Rows from a dataset of charts and code
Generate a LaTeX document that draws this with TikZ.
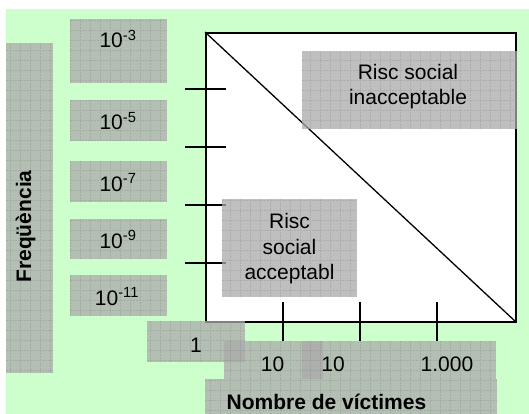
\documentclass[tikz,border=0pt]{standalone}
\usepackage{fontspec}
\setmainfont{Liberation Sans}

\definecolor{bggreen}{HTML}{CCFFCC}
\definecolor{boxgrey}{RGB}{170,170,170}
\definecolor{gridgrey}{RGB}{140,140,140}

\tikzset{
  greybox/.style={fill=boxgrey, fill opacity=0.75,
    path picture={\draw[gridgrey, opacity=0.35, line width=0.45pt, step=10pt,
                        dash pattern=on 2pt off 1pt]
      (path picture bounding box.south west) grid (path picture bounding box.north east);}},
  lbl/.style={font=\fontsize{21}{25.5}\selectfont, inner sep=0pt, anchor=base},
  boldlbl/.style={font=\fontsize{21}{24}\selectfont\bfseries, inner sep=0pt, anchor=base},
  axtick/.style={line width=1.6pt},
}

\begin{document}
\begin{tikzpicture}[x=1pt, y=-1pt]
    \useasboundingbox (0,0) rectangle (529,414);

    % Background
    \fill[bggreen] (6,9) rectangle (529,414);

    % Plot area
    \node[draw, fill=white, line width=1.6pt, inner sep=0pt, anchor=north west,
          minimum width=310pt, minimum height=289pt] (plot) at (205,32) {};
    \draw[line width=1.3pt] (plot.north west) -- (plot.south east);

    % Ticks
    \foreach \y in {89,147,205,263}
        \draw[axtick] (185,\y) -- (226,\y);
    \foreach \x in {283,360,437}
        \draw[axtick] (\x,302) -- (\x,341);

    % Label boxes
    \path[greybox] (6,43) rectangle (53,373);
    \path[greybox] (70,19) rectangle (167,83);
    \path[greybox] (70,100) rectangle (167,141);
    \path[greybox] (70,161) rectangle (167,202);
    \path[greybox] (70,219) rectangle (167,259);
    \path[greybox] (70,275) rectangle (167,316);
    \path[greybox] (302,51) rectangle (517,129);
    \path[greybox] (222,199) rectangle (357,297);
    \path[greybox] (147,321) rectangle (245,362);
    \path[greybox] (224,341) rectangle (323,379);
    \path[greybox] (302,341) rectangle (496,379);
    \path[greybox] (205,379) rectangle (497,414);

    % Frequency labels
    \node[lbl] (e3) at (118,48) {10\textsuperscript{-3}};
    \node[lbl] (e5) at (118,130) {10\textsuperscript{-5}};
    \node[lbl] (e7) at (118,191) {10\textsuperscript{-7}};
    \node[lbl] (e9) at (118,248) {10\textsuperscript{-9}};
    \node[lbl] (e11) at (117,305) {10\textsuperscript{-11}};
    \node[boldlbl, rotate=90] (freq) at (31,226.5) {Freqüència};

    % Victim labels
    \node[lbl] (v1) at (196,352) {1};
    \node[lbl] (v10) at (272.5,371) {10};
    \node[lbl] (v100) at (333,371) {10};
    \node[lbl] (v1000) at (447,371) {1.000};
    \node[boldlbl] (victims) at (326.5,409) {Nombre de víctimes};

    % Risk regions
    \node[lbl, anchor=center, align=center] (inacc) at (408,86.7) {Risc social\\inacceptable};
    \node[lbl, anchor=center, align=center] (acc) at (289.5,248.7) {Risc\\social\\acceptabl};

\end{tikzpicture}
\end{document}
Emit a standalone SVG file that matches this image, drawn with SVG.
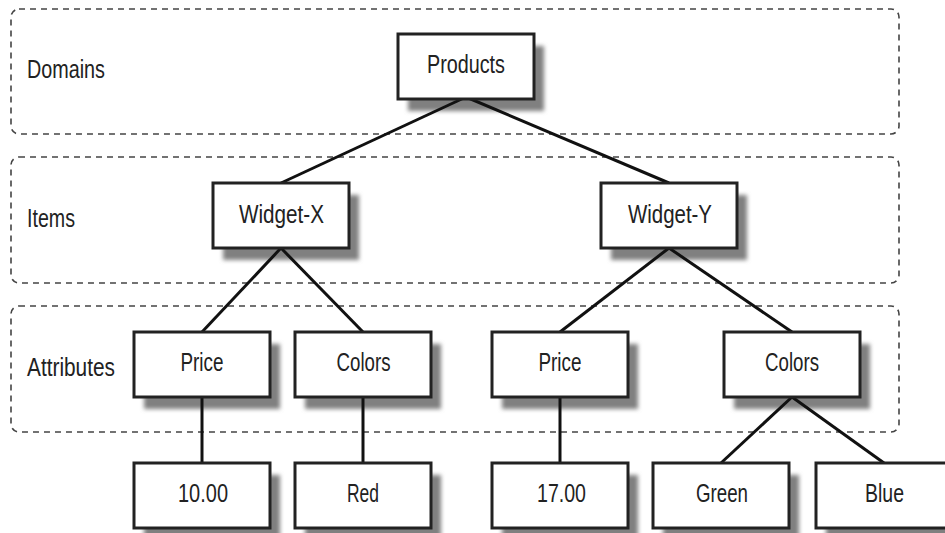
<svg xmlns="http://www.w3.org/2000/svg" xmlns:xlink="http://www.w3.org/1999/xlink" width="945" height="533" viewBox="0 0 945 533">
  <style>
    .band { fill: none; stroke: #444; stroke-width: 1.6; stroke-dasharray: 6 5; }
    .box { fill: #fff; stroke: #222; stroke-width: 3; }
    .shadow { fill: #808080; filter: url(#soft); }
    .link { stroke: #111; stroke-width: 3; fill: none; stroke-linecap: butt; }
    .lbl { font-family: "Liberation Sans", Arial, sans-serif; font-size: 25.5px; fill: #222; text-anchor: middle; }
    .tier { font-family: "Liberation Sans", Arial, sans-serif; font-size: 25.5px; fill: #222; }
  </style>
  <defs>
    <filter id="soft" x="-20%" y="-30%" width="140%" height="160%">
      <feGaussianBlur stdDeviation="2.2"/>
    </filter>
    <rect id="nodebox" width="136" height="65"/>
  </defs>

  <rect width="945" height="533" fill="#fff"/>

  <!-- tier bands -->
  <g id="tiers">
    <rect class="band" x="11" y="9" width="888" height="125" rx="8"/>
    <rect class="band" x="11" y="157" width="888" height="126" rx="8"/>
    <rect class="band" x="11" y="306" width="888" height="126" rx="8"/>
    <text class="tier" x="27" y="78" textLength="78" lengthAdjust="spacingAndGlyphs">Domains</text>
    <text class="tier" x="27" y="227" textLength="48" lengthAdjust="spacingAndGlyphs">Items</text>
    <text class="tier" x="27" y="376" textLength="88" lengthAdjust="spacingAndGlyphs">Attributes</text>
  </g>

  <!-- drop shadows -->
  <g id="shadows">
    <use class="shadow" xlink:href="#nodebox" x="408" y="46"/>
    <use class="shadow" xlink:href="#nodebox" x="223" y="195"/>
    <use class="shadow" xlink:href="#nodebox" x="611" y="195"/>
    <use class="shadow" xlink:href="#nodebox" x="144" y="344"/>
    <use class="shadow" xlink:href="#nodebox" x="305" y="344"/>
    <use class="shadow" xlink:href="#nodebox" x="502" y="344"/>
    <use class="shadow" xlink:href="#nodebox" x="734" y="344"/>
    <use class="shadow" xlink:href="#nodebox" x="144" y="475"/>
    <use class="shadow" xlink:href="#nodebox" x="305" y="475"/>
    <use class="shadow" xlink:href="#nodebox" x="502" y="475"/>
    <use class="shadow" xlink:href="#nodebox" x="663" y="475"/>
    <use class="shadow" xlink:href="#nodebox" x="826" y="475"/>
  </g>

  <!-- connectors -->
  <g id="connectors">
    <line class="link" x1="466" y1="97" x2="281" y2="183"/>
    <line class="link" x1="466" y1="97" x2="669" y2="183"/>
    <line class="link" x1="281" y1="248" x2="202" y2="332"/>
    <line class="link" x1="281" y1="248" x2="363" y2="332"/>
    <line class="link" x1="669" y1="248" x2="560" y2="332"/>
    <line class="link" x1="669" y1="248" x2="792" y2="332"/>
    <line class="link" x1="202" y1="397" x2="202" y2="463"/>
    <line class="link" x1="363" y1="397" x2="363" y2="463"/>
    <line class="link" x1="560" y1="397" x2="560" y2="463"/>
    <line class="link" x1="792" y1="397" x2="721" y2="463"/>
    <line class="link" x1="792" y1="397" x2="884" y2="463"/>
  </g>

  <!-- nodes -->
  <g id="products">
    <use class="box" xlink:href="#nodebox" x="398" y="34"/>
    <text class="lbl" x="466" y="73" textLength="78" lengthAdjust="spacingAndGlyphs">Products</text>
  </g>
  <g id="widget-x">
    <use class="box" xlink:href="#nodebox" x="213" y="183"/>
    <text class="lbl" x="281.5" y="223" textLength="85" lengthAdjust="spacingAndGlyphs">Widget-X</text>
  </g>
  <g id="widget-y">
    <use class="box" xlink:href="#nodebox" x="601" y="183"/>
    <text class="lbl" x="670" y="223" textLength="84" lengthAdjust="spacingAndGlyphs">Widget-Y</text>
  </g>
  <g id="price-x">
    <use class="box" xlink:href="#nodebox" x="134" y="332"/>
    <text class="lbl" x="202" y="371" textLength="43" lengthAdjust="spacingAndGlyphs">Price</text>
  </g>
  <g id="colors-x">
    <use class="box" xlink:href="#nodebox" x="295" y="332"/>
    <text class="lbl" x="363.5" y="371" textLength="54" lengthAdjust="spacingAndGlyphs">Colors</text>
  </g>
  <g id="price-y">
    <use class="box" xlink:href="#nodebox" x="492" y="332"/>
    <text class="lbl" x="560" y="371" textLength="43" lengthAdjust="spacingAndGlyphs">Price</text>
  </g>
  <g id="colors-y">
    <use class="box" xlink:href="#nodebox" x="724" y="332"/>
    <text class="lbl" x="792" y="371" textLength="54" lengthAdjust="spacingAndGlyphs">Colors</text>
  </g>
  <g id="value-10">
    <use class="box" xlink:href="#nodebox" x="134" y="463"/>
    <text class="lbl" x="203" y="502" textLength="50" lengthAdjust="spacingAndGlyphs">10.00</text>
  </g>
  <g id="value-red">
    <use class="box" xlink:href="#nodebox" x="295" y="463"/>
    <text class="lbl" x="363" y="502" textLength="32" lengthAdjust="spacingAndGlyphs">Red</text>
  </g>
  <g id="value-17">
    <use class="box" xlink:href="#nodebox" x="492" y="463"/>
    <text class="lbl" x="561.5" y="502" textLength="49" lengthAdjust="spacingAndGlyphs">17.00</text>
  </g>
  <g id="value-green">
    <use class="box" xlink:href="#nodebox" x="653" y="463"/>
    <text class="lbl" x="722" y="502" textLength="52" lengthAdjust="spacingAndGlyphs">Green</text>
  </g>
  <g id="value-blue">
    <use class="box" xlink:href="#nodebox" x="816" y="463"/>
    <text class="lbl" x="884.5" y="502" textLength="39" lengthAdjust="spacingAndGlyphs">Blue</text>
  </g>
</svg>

WORK TO DO
Skip every picture and return the lines above from the top through the one that contains "(205,379) rectangle (497,414);".

RESPONSE BELOW
Generate a LaTeX document that draws this with TikZ.
\documentclass[tikz,border=0pt]{standalone}
\usepackage{fontspec}
\setmainfont{Liberation Sans}

\definecolor{bggreen}{HTML}{CCFFCC}
\definecolor{boxgrey}{RGB}{170,170,170}
\definecolor{gridgrey}{RGB}{140,140,140}

\tikzset{
  greybox/.style={fill=boxgrey, fill opacity=0.75,
    path picture={\draw[gridgrey, opacity=0.35, line width=0.45pt, step=10pt,
                        dash pattern=on 2pt off 1pt]
      (path picture bounding box.south west) grid (path picture bounding box.north east);}},
  lbl/.style={font=\fontsize{21}{25.5}\selectfont, inner sep=0pt, anchor=base},
  boldlbl/.style={font=\fontsize{21}{24}\selectfont\bfseries, inner sep=0pt, anchor=base},
  axtick/.style={line width=1.6pt},
}

\begin{document}
\begin{tikzpicture}[x=1pt, y=-1pt]
    \useasboundingbox (0,0) rectangle (529,414);

    % Background
    \fill[bggreen] (6,9) rectangle (529,414);

    % Plot area
    \node[draw, fill=white, line width=1.6pt, inner sep=0pt, anchor=north west,
          minimum width=310pt, minimum height=289pt] (plot) at (205,32) {};
    \draw[line width=1.3pt] (plot.north west) -- (plot.south east);

    % Ticks
    \foreach \y in {89,147,205,263}
        \draw[axtick] (185,\y) -- (226,\y);
    \foreach \x in {283,360,437}
        \draw[axtick] (\x,302) -- (\x,341);

    % Label boxes
    \path[greybox] (6,43) rectangle (53,373);
    \path[greybox] (70,19) rectangle (167,83);
    \path[greybox] (70,100) rectangle (167,141);
    \path[greybox] (70,161) rectangle (167,202);
    \path[greybox] (70,219) rectangle (167,259);
    \path[greybox] (70,275) rectangle (167,316);
    \path[greybox] (302,51) rectangle (517,129);
    \path[greybox] (222,199) rectangle (357,297);
    \path[greybox] (147,321) rectangle (245,362);
    \path[greybox] (224,341) rectangle (323,379);
    \path[greybox] (302,341) rectangle (496,379);
    \path[greybox] (205,379) rectangle (497,414);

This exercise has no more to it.